Let $\mathcal{F}$ be the set of all the functions $f : \mathcal{P}(S) \longrightarrow \mathbb{R}$ such that for all $X, Y \subseteq S$, we have $f(X \cap Y) = \min (f(X), f(Y))$, where $S$ is a finite set (and $\mathcal{P}(S)$ is the set of its subsets). Find \[\max_{f \in \mathcal{F}}| \textrm{Im}(f) |. \]
Problem
Source: Romanian TST 3 2007, Problem 1
Tags: function, inequalities, algebra, domain, combinatorics proposed, combinatorics
Aryabhatta
23.05.2007 21:35
Valentin Vornicu wrote: Let $\mathcal{F}$ be the set of all the functions $f : \mathcal{P}(S) \longrightarrow \mathbb{R}$ such that for all $X, Y \subseteq S$, we have $f(X \cap Y) = \min (f(X), f(Y))$, where $S$ is a finite set (and $\mathcal{P}(S)$ is the set of its partitions). Find \[\max_{f \in \mathcal{F}}| \textrm{Im}(f) |. \] Sorry, your terminology is confusing. Is $\mathcal{P}(S)$ the power set of $S$? i.e the set of all subsets of $S$? If $\mathcal{P}(S)$ is the set of partitions of $S$ and If $X \subseteq S$ then $X \not\in \mathcal{P}(S)$, so talking about $f(X)$ would not make sense.
pohoatza
23.05.2007 21:46
$P(S)$ is indeed the set of subsets of $S$, and yes, you are right, it is a typo in the enuntiation, $X, Y \in P(S)$, instead of $X, Y \in S$.
JBL
23.05.2007 21:48
${\mathcal P}(S)$ is the powerset of $S$, i.e. the set of its subsets, but he does mean $X, Y \subseteq S$ (which is equivalent to $X, Y \in{\mathcal P}(S)$), not what pohoatza said.

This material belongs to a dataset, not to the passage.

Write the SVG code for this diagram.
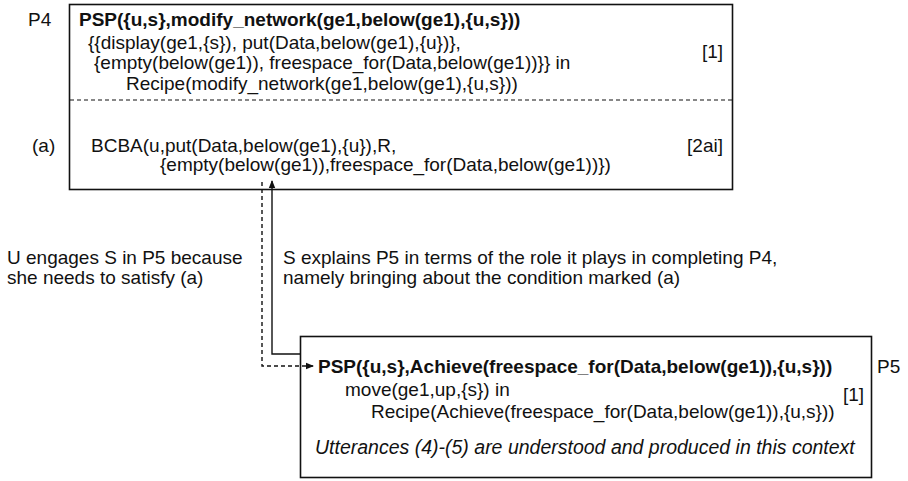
<svg xmlns="http://www.w3.org/2000/svg" width="908" height="481" viewBox="0 0 908 481">
<style>
text{font-family:"Liberation Sans",Arial,Helvetica,sans-serif;font-size:19px;fill:#111}
.b{font-weight:bold}
.i{font-style:italic;font-size:19.5px}
.e{text-anchor:end}
.box{fill:#fff;stroke:#111;stroke-width:1.6}
.sep{stroke:#111;stroke-width:1.2;stroke-dasharray:4 3;fill:none}
.c{fill:none;stroke:#111;stroke-width:1.4}
.d{stroke-dasharray:4 3}
</style>
<defs>
<marker id="ah" viewBox="0 0 8 8" refX="7" refY="4" markerWidth="8" markerHeight="8" markerUnits="userSpaceOnUse" orient="auto">
<path d="M0,0.8 L8,4 L0,7.2 z" fill="#111"/>
</marker>
</defs>
<g id="P4">
<rect class="box" x="69.5" y="4.5" width="663" height="185"/>
<text x="28" y="26">P4</text>
<text class="b" x="79" y="26">PSP({u,s},modify_network(ge1,below(ge1),{u,s}))</text>
<text x="88" y="49">{{display(ge1,{s}), put(Data,below(ge1),{u})},</text>
<text class="e" x="723" y="58">[1]</text>
<text x="94" y="69">{empty(below(ge1)), freespace_for(Data,below(ge1))}} in</text>
<text x="126" y="90">Recipe(modify_network(ge1,below(ge1),{u,s}))</text>
<line class="sep" x1="70" y1="100" x2="732" y2="100"/>
<text x="32" y="152">(a)</text>
<text x="91" y="152">BCBA(u,put(Data,below(ge1),{u}),R,</text>
<text class="e" x="723" y="152">[2ai]</text>
<text x="160" y="171">{empty(below(ge1)),freespace_for(Data,below(ge1))})</text>
</g>
<g id="P5">
<rect class="box" x="300.5" y="336.5" width="571" height="141"/>
<text x="877" y="373">P5</text>
<text class="b" x="318" y="373">PSP({u,s},Achieve(freespace_for(Data,below(ge1)),{u,s}))</text>
<text x="345" y="396">move(ge1,up,{s}) in</text>
<text class="e" x="864" y="401">[1]</text>
<text x="371" y="418">Recipe(Achieve(freespace_for(Data,below(ge1)),{u,s}))</text>
<text class="i" x="315" y="454">Utterances (4)-(5) are understood and produced in this context</text>
</g>
<g id="labels">
<text x="7" y="264">U engages S in P5 because</text>
<text x="7" y="284">she needs to satisfy (a)</text>
<text x="283" y="264">S explains P5 in terms of the role it plays in completing P4,</text>
<text x="283" y="284">namely bringing about the condition marked (a)</text>
</g>
<g id="connectors">
<path class="c d" d="M262,182 V366 H313" marker-end="url(#ah)"/>
<path class="c" d="M300,354 H272 V181" marker-end="url(#ah)"/>
</g>
</svg>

If $S$ has $n$ elements, then we can always achieve $n+1$ values, as follows: choose any chain $\emptyset = X_{0}\subset X_{1}\subset \ldots \subset X_{n}= S$. Then define $f(Y) = \max_{i}(X_{i}\subseteq Y)$. Then for any $Y, Z$,
\begin{eqnarray*}f(Y \cap Z) &=& \max_{i}(X_{i}\subseteq(Y\cap Z)) \\ &=& \max_{i}(X_{i}\subseteq Y\textrm{ and }X_{i}\subseteq Z) \\ &=& \min\{\max_{i}(X_{i}\subseteq Y),\max_{i}(X_{i}\subseteq Z)\}\\ &=& \min\{f(Y), f(Z)\}, \end{eqnarray*}
as desired.
pohoatza
23.05.2007 21:59
Yes JBL, I meant $X,Y \in P(S)$, anyway your answer is correct.
JBL
23.05.2007 22:23
Here is the proof we cannot do better:
Let $|S| = n$, and consider the values on the $n-1$-element subsets of $S$, $X_{1}, X_{2}, \ldots, X_{n}$. Choose any set $X \subset S$, $|X| = n-i$, and without loss of generality let $X_{1}, X_{2}, \ldots, X_{i}$ be the $n-1$-element supersets of $X$ in $S$. Also without loss of generality, assume $f(X_{1}) \leq f(X_{2}) \leq\ldots\leq f(X_{i})$. Then
\[f(X) = f(X_{i}\cap(X_{i-1}\cap\ldots(X_{2}\cap X_{1}))) = f(X_{i-1}\cap\ldots(X_{2}\cap X_{1})) = \ldots = f(X_{2}\cap X_{1}) = f(X_{1}), \]
where the leftmost equality follows from the equality of the sets involved while the other inequalities follow from right to left by the given property of $f$. Thus, the values of $f$ on all sets other than $S$ itself are among these $n$ values, so $f$ can take at most $n+1$ different values.
gubin
19.06.2007 11:20
i think the value for the question is positive infinte. As i haven't find the way send my prove, so pls wait me..
JBL
22.06.2007 19:17
The domain of $f$ is finite, so I'm not sure how you expect to make its range infinite. In any event, I have already posted a complete proof.
gubin
26.07.2007 14:35
ok, i am sure the value is n+1.